Les sept étapes du deuil
Le deuil est vécu de diverses manières. Chaque personne a sa façon de vivre cet évènement et d’avancer vers l’étape de la reconstruction. C’est ce qu’affirme Samba Babou. Le spécialiste explique que l’endeuillé passe par plusieurs émotions lors du deuil. « Il y a le choc suite à l’annonce, la douleur, le déni, la tristesse, l’acceptation de la perte de l’être, l’éveil et la reconstruction », a fait savoir le psychologue. Le choc est, d’après lui, une étape brève et cela dépend de chaque personne et de ses croyances. « La perte d’un être cher peut choquer sur le moment, provoquer une vive douleur et l’endeuillé peut même nier ce destin immuable », soutient-il.
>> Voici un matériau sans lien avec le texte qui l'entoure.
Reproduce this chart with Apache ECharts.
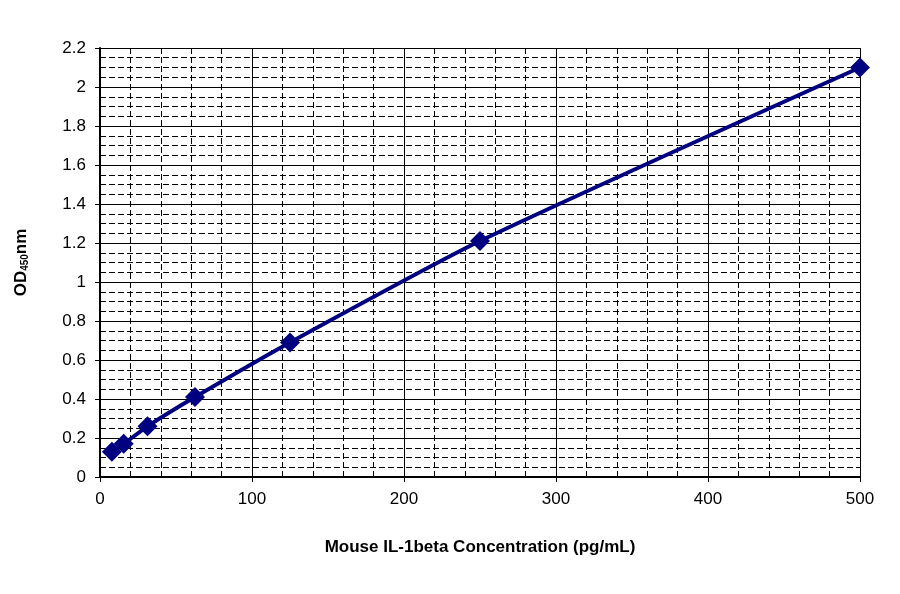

Samba Babou estime que la foi peut ramener la personne à accepter cette perte malgré la douleur. Cela peut aussi être un éveil et une prise de conscience du caractère éphémère de la vie. « La personne en deuil reprend ses esprits petit à petit et se tourne vers sa foi. Après toutes ces étapes, il commence sa reconstruction », fait savoir le psychologue. Une reconstruction « propre » à chaque individu.